Gob startled him when he pounded on his back — Will didn’t hear him come gliding up on the ice. He knocked a few more times on the space between Will’s shoulders, then patted it, then pulled Will back to embrace him. “Oh, my friend,” Gob said, kicking the door shut with his foot. “I think she makes you green. But don’t you know that no one can help me like you? Others are necessary to the building, but none is necessary like you. You are the most vital, the bravest and the smartest of my collaborators. It’s you, not her or anyone else, who’s most important.”
“Now we are all together,” Gob announced. He’d brought Maci Trufant into the workshop one night in December of 1871. Will, who was at work on the machine, had scrambled around nervously, trying to cover things up — batteries, bones, a pile of uncut gem-stones gathered by Pickie Beecher. He felt as if he’d been walked in on in the bath, but the fact was that she’d been visiting the house since the end of the summer, and had even begun to contribute to the construction. Will had noticed her little touches — blue paint on a copper pipe, pieces of glass twisted into patterns like bows — and he cared very little for them.
Pickie Beecher rushed out from under a table to clutch Miss Trufant around her legs and say, “Welcome!”
She patted him on the back and said, “Little child.” He took her hand and led her to the middle of the room, where a number of the holes in the floor had been consolidated into one great hole, which led now through three floors of the house, so standing there she could look down all the way to the library.
“Dr. Fie,” she said, nodding at him. “I’ve been meaning to tell you how your work is most ridiculous.” Then she laughed at him. She was dressed all in black, with a red sash that cut across her chest and her belly, and a red carnation in her hat. She’d been marching that day in a parade organized by Mrs. Woodhull to honor the martyrs of the Paris Commune.
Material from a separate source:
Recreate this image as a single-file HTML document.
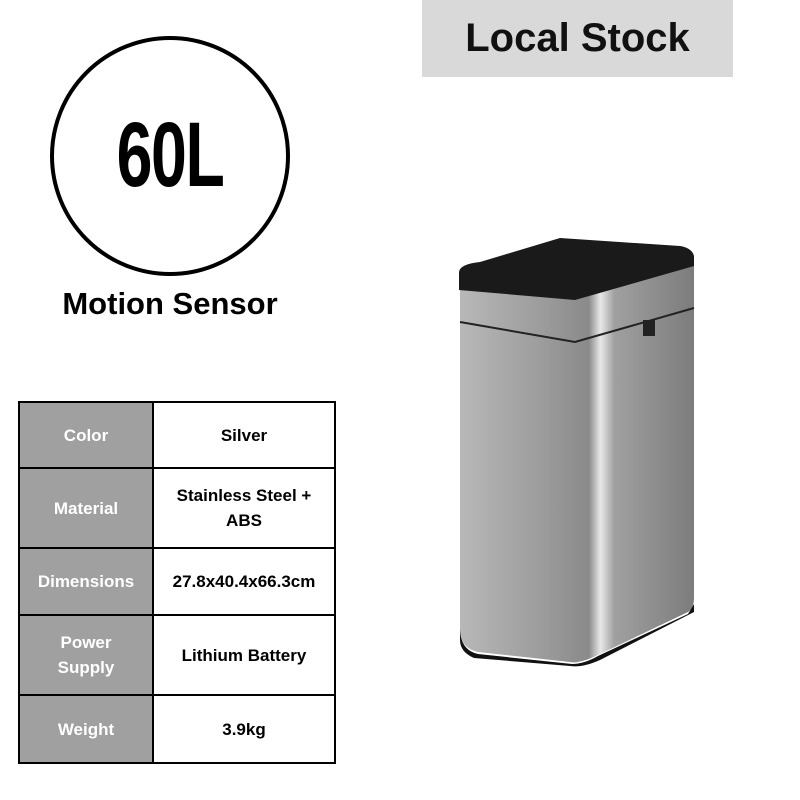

“Perhaps your eye is jaundiced,” Will said. “Perhaps you do not see clearly.”
She stared and stared. “You two,” she said. “My father was a weekend tinkerer, compared to you.”
Gob came forward and joined their hands, left to right, and then he took their free hands up in his own. Pickie ducked under their arms, so he stood in the middle of their circle, and Gob said it: “Now we are all together.”
Will broke apart from them. Gob took Miss Trufant’s arm and escorted her around the room. They’d lean down together, bending in unison as if connected by a bar from hip to hip, to examine some fascinating piece of machinery. Will went downstairs to the library, where he sat in a chair away from the hole in the ceiling, with a text on steam engines open in his lap to a chapter on the Giffard injector. Pickie had followed him downstairs, and was rooting in a box of stereographs near Will’s chair.
“He didn’t ask, did he? May she come in? Don’t you think he ought to have asked?”
“She is very beautiful,” said Pickie. “She is the mother of my brother.”
“She just walked right in.”
Pickie came over and climbed into Will’s lap, sitting on the book Will wasn’t reading. He had a stereopticon clutched in his little hands. “See?” he said, putting it to Will’s eyes. “It’s my brother.”
Will didn’t like to look at stereographs — they gave him a headache. But Pickie held the viewer hard against his face, so he had no choice. The image slowly gained depth and detail. It was a boy who had been ruined by a shell. He was in two pieces, and bits of grass grew up straight and strong between the halves of his body. Will could see little clumps of dirt stuck to the trailing intestines. “Yes, yes,” he said. “I’ve seen it, Pickie.”